What is needed – Pictures stay out; everything else in the records below is copied exactly.

(Rows from a dataset of charts and code)
## BEGIN

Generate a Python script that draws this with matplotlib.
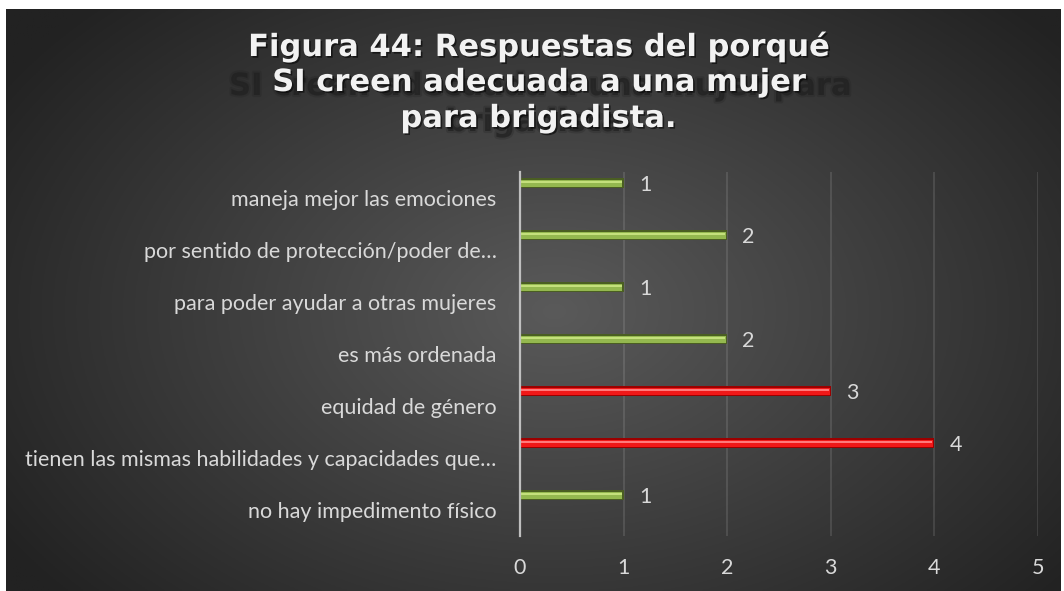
import matplotlib
matplotlib.use("Agg")
import matplotlib.pyplot as plt
import matplotlib.patheffects as pe
import numpy as np

# Respuestas (conteo) por categoría, de arriba hacia abajo
categories = [
    "maneja mejor las emociones",
    "por sentido de protección/poder de…",
    "para poder ayudar a otras mujeres",
    "es más ordenada",
    "equidad de género",
    "tienen las mismas habilidades y capacidades que…",
    "no hay impedimento físico",
]
counts = [1, 2, 1, 2, 3, 4, 1]
x_ticks = [0, 1, 2, 3, 4, 5]

title_lines = ["Figura 44: Respuestas del porqué",
               "SI creen adecuada a una mujer",
               "para brigadista."]
ghost_lines = ["SI creen adecuada a una mujer para", "brigadista."]

W, H = 1064, 591
fig = plt.figure(figsize=(W / 100, H / 100), dpi=100, facecolor="white")

# dark panel with a soft radial gradient
bg = fig.add_axes([6 / W, 0, 1055 / W, 582 / H])
bg.axis("off")
yy, xx = np.mgrid[0:1:300j, 0:1:560j]
r = np.sqrt(((xx - 0.52) / 0.62) ** 2 + ((yy - 0.52) / 0.75) ** 2)
r = np.clip(r, 0, 1)
c_in = np.array([0x5a, 0x5a, 0x5a]) / 255
c_out = np.array([0x22, 0x22, 0x22]) / 255
img = c_in[None, None, :] * (1 - r[..., None]) + c_out[None, None, :] * r[..., None]
bg.imshow(img, aspect="auto", extent=[0, 1, 0, 1], origin="upper")
bg.set_xlim(0, 1)
bg.set_ylim(0, 1)

# title: blurred offset copy behind, then the white text
title_font = dict(family="DejaVu Sans", weight="bold", fontsize=22, ha="center")
ghost_y = [95, 131]
for line, yp in zip(ghost_lines, ghost_y):
    fig.text(539 / W, 1 - yp / H, line, color="#202020", alpha=0.6, va="baseline",
             path_effects=[pe.withStroke(linewidth=3, foreground="#202020", alpha=0.25)],
             **title_font)
title_y = [56, 91, 127]
for line, yp in zip(title_lines, title_y):
    fig.text(538 / W, 1 - yp / H, line, color="#f2f2f2", va="baseline",
             path_effects=[pe.withSimplePatchShadow(offset=(1.2, -1.2), shadow_rgbFace="black", alpha=0.55)],
             **title_font)

# bar chart area
ax = fig.add_axes([520 / W, (H - 536) / H, (1038 - 520) / W, (536 - 172) / H])
ax.set_facecolor("none")

label_font = dict(family="Lato", fontsize=15.5)
ypos = np.arange(len(categories))
bar_y = ypos - 0.29
green = dict(edge="#4a5e22", main="#94b84f", light="#c4e07c")
red = dict(edge="#9a0000", main="#f01818", light="#ff7a7a")
for yb, v in zip(bar_y, counts):
    pal = red if v >= 3 else green
    ax.barh(yb, v, height=0.2, color=pal["edge"], zorder=3)
    ax.barh(yb + 0.005, v - 0.012, height=0.13, color=pal["main"], zorder=4)
    ax.barh(yb - 0.025, v - 0.02, height=0.035, color=pal["light"], zorder=5)
    ax.annotate(str(v), xy=(v, yb), xytext=(11, -1.5), textcoords="offset points",
                ha="left", va="center", color="#d9d9d9", **label_font)

ax.set_xlim(0, 5)
ax.set_ylim(len(categories) - 0.5, -0.5)
ax.set_xticks(x_ticks)
ax.set_yticks(ypos)
ax.set_yticklabels(categories)
ax.grid(axis="x", color="white", alpha=0.12, linewidth=1.3, zorder=0)
ax.set_axisbelow(True)
for side in ["top", "right", "bottom"]:
    ax.spines[side].set_visible(False)
ax.spines["left"].set_color("#bfbfbf")
ax.spines["left"].set_linewidth(1.6)
ax.spines["left"].set_zorder(6)
ax.tick_params(axis="both", length=0, colors="#d9d9d9", labelsize=label_font["fontsize"])
ax.tick_params(axis="y", pad=17)
ax.tick_params(axis="x", pad=16)
for lbl in ax.get_xticklabels() + ax.get_yticklabels():
    lbl.set_family(label_font["family"])

fig.savefig("out.png", dpi=100, facecolor="white")
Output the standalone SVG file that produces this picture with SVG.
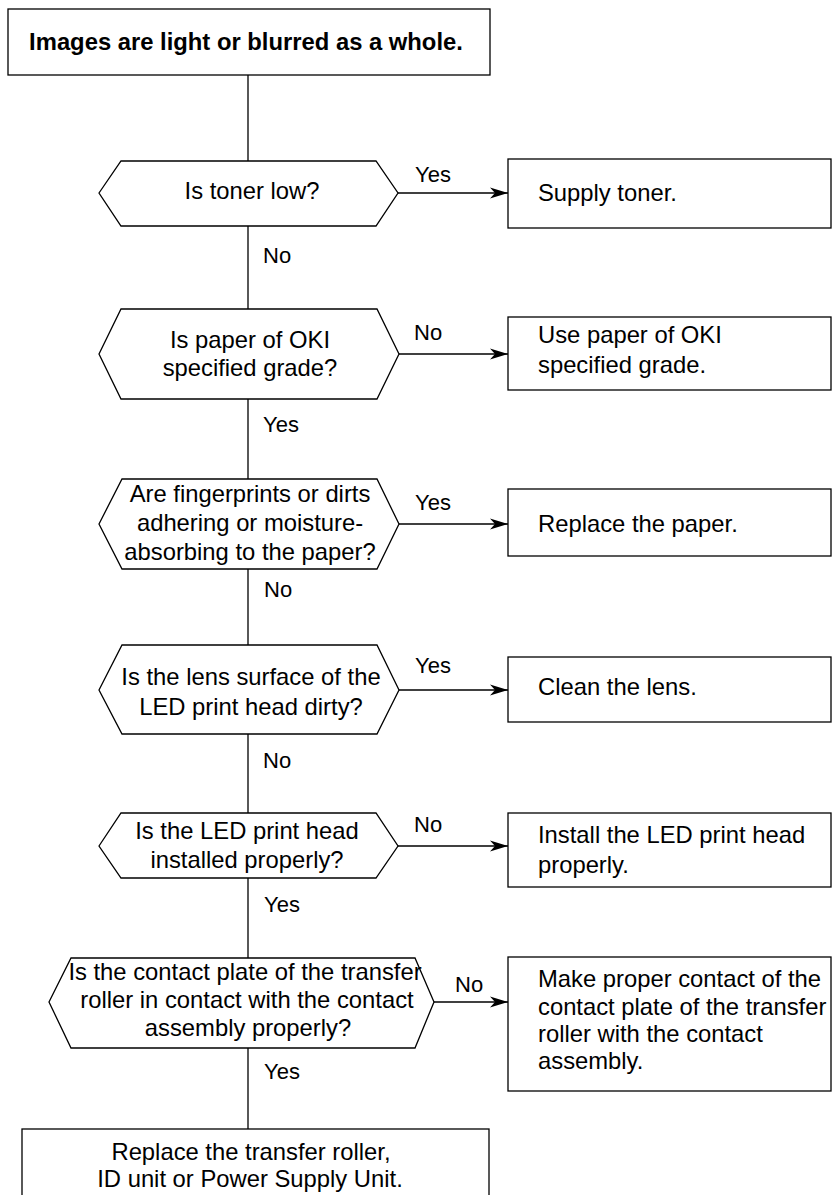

## END

Problem solution –
Generate a Python script that draws this with matplotlib.
import matplotlib
matplotlib.use("Agg")
import matplotlib.pyplot as plt
import matplotlib.patheffects as pe
import numpy as np

# Respuestas (conteo) por categoría, de arriba hacia abajo
categories = [
    "maneja mejor las emociones",
    "por sentido de protección/poder de…",
    "para poder ayudar a otras mujeres",
    "es más ordenada",
    "equidad de género",
    "tienen las mismas habilidades y capacidades que…",
    "no hay impedimento físico",
]
counts = [1, 2, 1, 2, 3, 4, 1]
x_ticks = [0, 1, 2, 3, 4, 5]

title_lines = ["Figura 44: Respuestas del porqué",
               "SI creen adecuada a una mujer",
               "para brigadista."]
ghost_lines = ["SI creen adecuada a una mujer para", "brigadista."]

W, H = 1064, 591
fig = plt.figure(figsize=(W / 100, H / 100), dpi=100, facecolor="white")

# dark panel with a soft radial gradient
bg = fig.add_axes([6 / W, 0, 1055 / W, 582 / H])
bg.axis("off")
yy, xx = np.mgrid[0:1:300j, 0:1:560j]
r = np.sqrt(((xx - 0.52) / 0.62) ** 2 + ((yy - 0.52) / 0.75) ** 2)
r = np.clip(r, 0, 1)
c_in = np.array([0x5a, 0x5a, 0x5a]) / 255
c_out = np.array([0x22, 0x22, 0x22]) / 255
img = c_in[None, None, :] * (1 - r[..., None]) + c_out[None, None, :] * r[..., None]
bg.imshow(img, aspect="auto", extent=[0, 1, 0, 1], origin="upper")
bg.set_xlim(0, 1)
bg.set_ylim(0, 1)

# title: blurred offset copy behind, then the white text
title_font = dict(family="DejaVu Sans", weight="bold", fontsize=22, ha="center")
ghost_y = [95, 131]
for line, yp in zip(ghost_lines, ghost_y):
    fig.text(539 / W, 1 - yp / H, line, color="#202020", alpha=0.6, va="baseline",
             path_effects=[pe.withStroke(linewidth=3, foreground="#202020", alpha=0.25)],
             **title_font)
title_y = [56, 91, 127]
for line, yp in zip(title_lines, title_y):
    fig.text(538 / W, 1 - yp / H, line, color="#f2f2f2", va="baseline",
             path_effects=[pe.withSimplePatchShadow(offset=(1.2, -1.2), shadow_rgbFace="black", alpha=0.55)],
             **title_font)

# bar chart area
ax = fig.add_axes([520 / W, (H - 536) / H, (1038 - 520) / W, (536 - 172) / H])
ax.set_facecolor("none")

label_font = dict(family="Lato", fontsize=15.5)
ypos = np.arange(len(categories))
bar_y = ypos - 0.29
green = dict(edge="#4a5e22", main="#94b84f", light="#c4e07c")
red = dict(edge="#9a0000", main="#f01818", light="#ff7a7a")
for yb, v in zip(bar_y, counts):
    pal = red if v >= 3 else green
    ax.barh(yb, v, height=0.2, color=pal["edge"], zorder=3)
    ax.barh(yb + 0.005, v - 0.012, height=0.13, color=pal["main"], zorder=4)
    ax.barh(yb - 0.025, v - 0.02, height=0.035, color=pal["light"], zorder=5)
    ax.annotate(str(v), xy=(v, yb), xytext=(11, -1.5), textcoords="offset points",
                ha="left", va="center", color="#d9d9d9", **label_font)

ax.set_xlim(0, 5)
ax.set_ylim(len(categories) - 0.5, -0.5)
ax.set_xticks(x_ticks)
ax.set_yticks(ypos)
ax.set_yticklabels(categories)
ax.grid(axis="x", color="white", alpha=0.12, linewidth=1.3, zorder=0)
ax.set_axisbelow(True)
for side in ["top", "right", "bottom"]:
    ax.spines[side].set_visible(False)
ax.spines["left"].set_color("#bfbfbf")
ax.spines["left"].set_linewidth(1.6)
ax.spines["left"].set_zorder(6)
ax.tick_params(axis="both", length=0, colors="#d9d9d9", labelsize=label_font["fontsize"])
ax.tick_params(axis="y", pad=17)
ax.tick_params(axis="x", pad=16)
for lbl in ax.get_xticklabels() + ax.get_yticklabels():
    lbl.set_family(label_font["family"])

fig.savefig("out.png", dpi=100, facecolor="white")
Output the standalone SVG file that produces this picture with SVG.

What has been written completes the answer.